§ **WRITTEN REQUEST**
Give the material once more, word for word, without any images.

— START —

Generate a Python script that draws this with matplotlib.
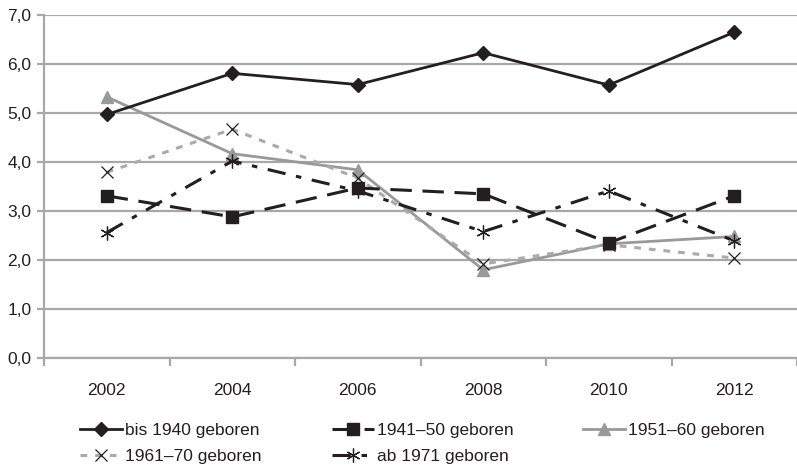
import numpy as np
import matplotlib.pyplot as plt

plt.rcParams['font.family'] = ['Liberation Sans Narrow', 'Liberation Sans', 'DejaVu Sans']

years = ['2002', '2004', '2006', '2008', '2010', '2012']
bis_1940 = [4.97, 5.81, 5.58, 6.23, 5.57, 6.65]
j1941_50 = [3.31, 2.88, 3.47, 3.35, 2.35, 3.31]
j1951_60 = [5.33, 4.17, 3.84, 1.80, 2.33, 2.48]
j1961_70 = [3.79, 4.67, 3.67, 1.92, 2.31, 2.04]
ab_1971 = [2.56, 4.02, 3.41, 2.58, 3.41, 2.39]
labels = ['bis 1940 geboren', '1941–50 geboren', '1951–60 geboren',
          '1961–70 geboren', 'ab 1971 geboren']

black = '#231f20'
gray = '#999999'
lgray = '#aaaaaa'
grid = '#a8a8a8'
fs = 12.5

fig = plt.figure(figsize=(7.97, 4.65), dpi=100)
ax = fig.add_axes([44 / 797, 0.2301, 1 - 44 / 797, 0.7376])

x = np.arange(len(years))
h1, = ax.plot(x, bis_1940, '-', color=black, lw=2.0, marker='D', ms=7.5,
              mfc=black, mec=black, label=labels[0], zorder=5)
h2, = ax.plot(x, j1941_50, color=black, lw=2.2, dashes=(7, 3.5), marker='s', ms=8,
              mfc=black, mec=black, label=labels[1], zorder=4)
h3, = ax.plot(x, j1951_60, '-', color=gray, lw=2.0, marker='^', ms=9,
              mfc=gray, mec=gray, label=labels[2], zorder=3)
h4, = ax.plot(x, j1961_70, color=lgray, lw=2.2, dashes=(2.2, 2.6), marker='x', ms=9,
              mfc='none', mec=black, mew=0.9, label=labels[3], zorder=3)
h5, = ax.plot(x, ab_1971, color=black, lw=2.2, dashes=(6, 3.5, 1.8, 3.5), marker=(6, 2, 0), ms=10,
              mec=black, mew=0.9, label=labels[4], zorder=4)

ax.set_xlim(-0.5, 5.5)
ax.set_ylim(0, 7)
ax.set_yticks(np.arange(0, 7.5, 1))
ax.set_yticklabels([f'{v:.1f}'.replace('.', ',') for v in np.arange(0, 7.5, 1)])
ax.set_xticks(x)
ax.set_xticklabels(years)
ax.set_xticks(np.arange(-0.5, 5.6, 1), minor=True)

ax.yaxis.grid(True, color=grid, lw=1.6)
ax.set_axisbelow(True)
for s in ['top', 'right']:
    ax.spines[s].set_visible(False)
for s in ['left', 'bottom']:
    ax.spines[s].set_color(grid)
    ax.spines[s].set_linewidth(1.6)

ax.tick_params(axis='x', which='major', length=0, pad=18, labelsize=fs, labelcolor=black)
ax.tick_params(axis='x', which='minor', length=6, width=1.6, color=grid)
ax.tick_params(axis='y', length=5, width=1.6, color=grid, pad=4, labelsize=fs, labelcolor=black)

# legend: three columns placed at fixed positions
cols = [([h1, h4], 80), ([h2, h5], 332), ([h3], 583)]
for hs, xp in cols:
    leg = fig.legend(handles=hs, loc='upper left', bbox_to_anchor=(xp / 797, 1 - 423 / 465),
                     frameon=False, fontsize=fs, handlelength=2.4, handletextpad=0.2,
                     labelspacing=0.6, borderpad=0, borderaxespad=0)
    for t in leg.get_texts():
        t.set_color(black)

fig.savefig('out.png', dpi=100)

— END —

§ **COMPLETED EXERCISE**
Generate a Python script that draws this with matplotlib.
import numpy as np
import matplotlib.pyplot as plt

plt.rcParams['font.family'] = ['Liberation Sans Narrow', 'Liberation Sans', 'DejaVu Sans']

years = ['2002', '2004', '2006', '2008', '2010', '2012']
bis_1940 = [4.97, 5.81, 5.58, 6.23, 5.57, 6.65]
j1941_50 = [3.31, 2.88, 3.47, 3.35, 2.35, 3.31]
j1951_60 = [5.33, 4.17, 3.84, 1.80, 2.33, 2.48]
j1961_70 = [3.79, 4.67, 3.67, 1.92, 2.31, 2.04]
ab_1971 = [2.56, 4.02, 3.41, 2.58, 3.41, 2.39]
labels = ['bis 1940 geboren', '1941–50 geboren', '1951–60 geboren',
          '1961–70 geboren', 'ab 1971 geboren']

black = '#231f20'
gray = '#999999'
lgray = '#aaaaaa'
grid = '#a8a8a8'
fs = 12.5

fig = plt.figure(figsize=(7.97, 4.65), dpi=100)
ax = fig.add_axes([44 / 797, 0.2301, 1 - 44 / 797, 0.7376])

x = np.arange(len(years))
h1, = ax.plot(x, bis_1940, '-', color=black, lw=2.0, marker='D', ms=7.5,
              mfc=black, mec=black, label=labels[0], zorder=5)
h2, = ax.plot(x, j1941_50, color=black, lw=2.2, dashes=(7, 3.5), marker='s', ms=8,
              mfc=black, mec=black, label=labels[1], zorder=4)
h3, = ax.plot(x, j1951_60, '-', color=gray, lw=2.0, marker='^', ms=9,
              mfc=gray, mec=gray, label=labels[2], zorder=3)
h4, = ax.plot(x, j1961_70, color=lgray, lw=2.2, dashes=(2.2, 2.6), marker='x', ms=9,
              mfc='none', mec=black, mew=0.9, label=labels[3], zorder=3)
h5, = ax.plot(x, ab_1971, color=black, lw=2.2, dashes=(6, 3.5, 1.8, 3.5), marker=(6, 2, 0), ms=10,
              mec=black, mew=0.9, label=labels[4], zorder=4)

ax.set_xlim(-0.5, 5.5)
ax.set_ylim(0, 7)
ax.set_yticks(np.arange(0, 7.5, 1))
ax.set_yticklabels([f'{v:.1f}'.replace('.', ',') for v in np.arange(0, 7.5, 1)])
ax.set_xticks(x)
ax.set_xticklabels(years)
ax.set_xticks(np.arange(-0.5, 5.6, 1), minor=True)

ax.yaxis.grid(True, color=grid, lw=1.6)
ax.set_axisbelow(True)
for s in ['top', 'right']:
    ax.spines[s].set_visible(False)
for s in ['left', 'bottom']:
    ax.spines[s].set_color(grid)
    ax.spines[s].set_linewidth(1.6)

ax.tick_params(axis='x', which='major', length=0, pad=18, labelsize=fs, labelcolor=black)
ax.tick_params(axis='x', which='minor', length=6, width=1.6, color=grid)
ax.tick_params(axis='y', length=5, width=1.6, color=grid, pad=4, labelsize=fs, labelcolor=black)

# legend: three columns placed at fixed positions
cols = [([h1, h4], 80), ([h2, h5], 332), ([h3], 583)]
for hs, xp in cols:
    leg = fig.legend(handles=hs, loc='upper left', bbox_to_anchor=(xp / 797, 1 - 423 / 465),
                     frameon=False, fontsize=fs, handlelength=2.4, handletextpad=0.2,
                     labelspacing=0.6, borderpad=0, borderaxespad=0)
    for t in leg.get_texts():
        t.set_color(black)

fig.savefig('out.png', dpi=100)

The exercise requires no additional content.